Enter the Coasts Collection, a roundup of reviews, perspectives, and research articles recently published in Nature Communications that spans across disciplines in coastal science. The inspiration for putting together this collection was the realization that across the life, physical and social sciences, coastal research at our journal is booming. We wanted to bring it all together. Now that the collection is out, we hope that it will serve as an inspiration in and of itself, a springboard for future, cross-disciplinary research.
The research articles fall under three overarching topics. First, a coastal biogeochemistry section features papers that delve into elemental cycling, with a large focus on the fate of carbon in coastal systems.

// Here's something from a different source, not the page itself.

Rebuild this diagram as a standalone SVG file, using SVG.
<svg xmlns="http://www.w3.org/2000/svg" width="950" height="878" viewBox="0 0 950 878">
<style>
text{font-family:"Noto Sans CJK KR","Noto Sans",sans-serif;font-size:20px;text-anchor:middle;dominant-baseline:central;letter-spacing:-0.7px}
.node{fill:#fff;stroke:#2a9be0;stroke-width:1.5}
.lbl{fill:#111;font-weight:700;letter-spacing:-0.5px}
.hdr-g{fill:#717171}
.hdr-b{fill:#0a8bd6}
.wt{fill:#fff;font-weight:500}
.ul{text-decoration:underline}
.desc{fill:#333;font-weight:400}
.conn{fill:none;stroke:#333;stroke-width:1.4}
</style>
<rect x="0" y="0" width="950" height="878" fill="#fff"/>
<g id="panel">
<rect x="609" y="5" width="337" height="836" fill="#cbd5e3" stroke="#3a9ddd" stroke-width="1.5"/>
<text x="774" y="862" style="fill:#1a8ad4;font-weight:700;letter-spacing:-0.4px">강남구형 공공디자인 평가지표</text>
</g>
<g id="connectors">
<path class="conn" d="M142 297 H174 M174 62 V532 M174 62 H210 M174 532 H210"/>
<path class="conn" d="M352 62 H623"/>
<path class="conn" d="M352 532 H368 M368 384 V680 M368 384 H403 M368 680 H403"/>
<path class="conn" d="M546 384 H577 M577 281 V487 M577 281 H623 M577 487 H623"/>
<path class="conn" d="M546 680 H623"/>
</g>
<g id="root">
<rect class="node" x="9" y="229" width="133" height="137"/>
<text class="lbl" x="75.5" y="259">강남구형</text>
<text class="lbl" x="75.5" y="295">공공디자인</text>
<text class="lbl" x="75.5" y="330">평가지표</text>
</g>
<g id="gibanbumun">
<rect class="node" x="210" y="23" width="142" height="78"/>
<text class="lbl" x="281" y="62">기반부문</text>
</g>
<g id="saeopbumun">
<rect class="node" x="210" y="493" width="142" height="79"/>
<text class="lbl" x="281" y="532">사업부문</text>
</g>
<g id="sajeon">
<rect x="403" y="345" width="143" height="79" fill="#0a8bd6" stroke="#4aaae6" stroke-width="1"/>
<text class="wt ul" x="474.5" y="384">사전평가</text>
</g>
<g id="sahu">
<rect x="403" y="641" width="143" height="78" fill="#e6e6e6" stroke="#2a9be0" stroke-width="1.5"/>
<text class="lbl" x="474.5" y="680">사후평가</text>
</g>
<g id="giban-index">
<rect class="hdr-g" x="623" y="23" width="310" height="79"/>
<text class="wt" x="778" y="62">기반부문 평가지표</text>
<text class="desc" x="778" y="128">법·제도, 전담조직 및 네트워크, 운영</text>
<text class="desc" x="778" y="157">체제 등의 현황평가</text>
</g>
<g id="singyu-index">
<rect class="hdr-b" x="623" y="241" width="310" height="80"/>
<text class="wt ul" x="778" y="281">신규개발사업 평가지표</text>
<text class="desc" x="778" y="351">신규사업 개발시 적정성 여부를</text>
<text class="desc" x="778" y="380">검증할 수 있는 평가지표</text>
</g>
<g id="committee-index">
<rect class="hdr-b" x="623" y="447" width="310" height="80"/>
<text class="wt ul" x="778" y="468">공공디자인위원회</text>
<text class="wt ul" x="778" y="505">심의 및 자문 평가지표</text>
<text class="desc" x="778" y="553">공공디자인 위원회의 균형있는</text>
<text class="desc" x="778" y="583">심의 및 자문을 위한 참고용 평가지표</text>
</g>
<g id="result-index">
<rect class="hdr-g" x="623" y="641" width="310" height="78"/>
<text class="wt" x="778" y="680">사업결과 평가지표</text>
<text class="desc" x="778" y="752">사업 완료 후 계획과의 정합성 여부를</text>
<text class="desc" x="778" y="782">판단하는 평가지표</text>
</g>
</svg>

Next, the articles under the coastal physics and natural hazards umbrella showcases research into the causes and consequences of sea level rise, flooding, and extreme weather. Rounding out the primary research is a group of papers on the ecology of coastal systems, looking at how chemistry and physics shape coastal populations of plants, animals and microbes.
Humans have always been drawn to the coasts. Over the past century, coastal populations have swelled, drawn in by their beauty and the abundant opportunities life by the sea can afford. The abundant future of coastal systems is not guaranteed, however. We lead this collection with an editorial that summarizes the threats to the sustainability of Earth’s coasts, and our call for the elevation of coastal science as a unique discipline in its own right that bridges research across fields to tackle the consequences of a changing climate.